No Brasil, presídio é colégio de crime. Com as recentes rebeliões ficou claro que adentrar numa facção ao adentrar numa prisão é uma questão de sobrevivência. E se o detento se negar? O pior pode acontecer. Quando em fim alcançam a liberdade, já não há volta: estão presos nas garras das facções, de maneira que boa parte deles sai mais violenta e pronta para as novas empreitadas no mundo do crime.


A barbárie brasileira atingiu proporções cinematográficas. Quase que literalmente. Além da imensa liberdade de que os criminosos gozaram na consumação dos massacres, a posse de celulares possibilitou a disseminação das imagens das matanças. Numa delas, enquanto um preso arranca um coração de um homem já morto, ele diz: “Aqui, coração de PCC”. Aí surgem, naturalmente, as questões que podem até parecer ingênuas: a que nível pode chegar a frieza humana? O que leva um homem a matar com tanta crueldade seu semelhante? Qual o nível real de influência/poder das facções no território nacional? São dúvidas que merecem a reflexão dos especialistas em segurança pública e profissionais de justiça.

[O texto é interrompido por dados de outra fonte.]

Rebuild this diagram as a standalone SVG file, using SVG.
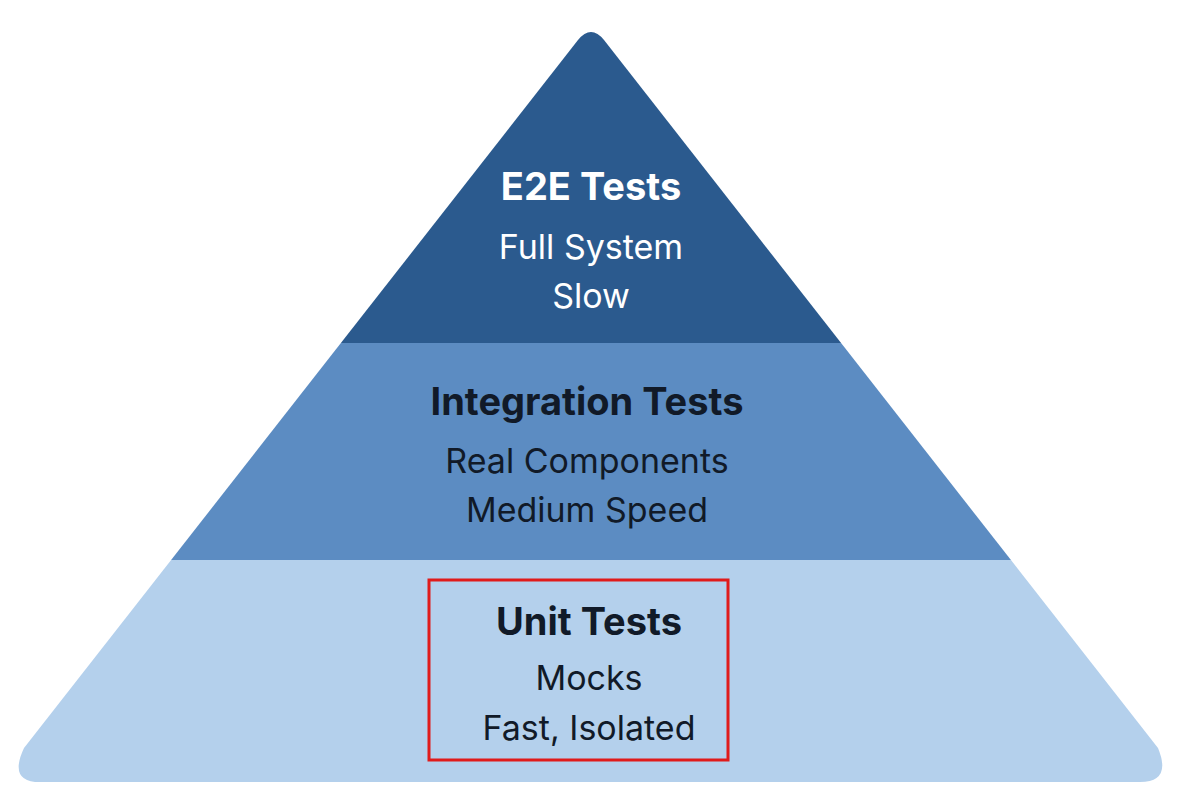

O Estado brasileiro, pois, não tem demonstrado a mínima capacidade no combate ao problema da criminalidade. Primeiro porque boa parte de nossos próprios representantes é corrupta, e portanto também criminosa. Ora, como um bandido pode combater outro bandido? O que está acontecendo no Brasil é justamente isso: enquanto o sistema prisional vai à ruína e os governantes anunciam liberação de volumosos recursos para a construção de penitenciárias, esperam com aflição (ou não) o resultado de delações que os envolvem na propinocracia nacional, e tentam criar empecilhos à atuação dos ministérios públicos no combate à corrupção, como recentemente os exemplares deputados vetaram nada menos que 8 das 10 medidas contra a corrupção propostas pelo MPF com consulta pública. Em alguns dos pontos não aceitos, havia o seguinte: prevenção à corrupção, transparência e proteção à fonte de informação; recuperação do lucro derivado do crime, etc. Como se diz por aí, é uma sacanagem o que estão fazendo com o país.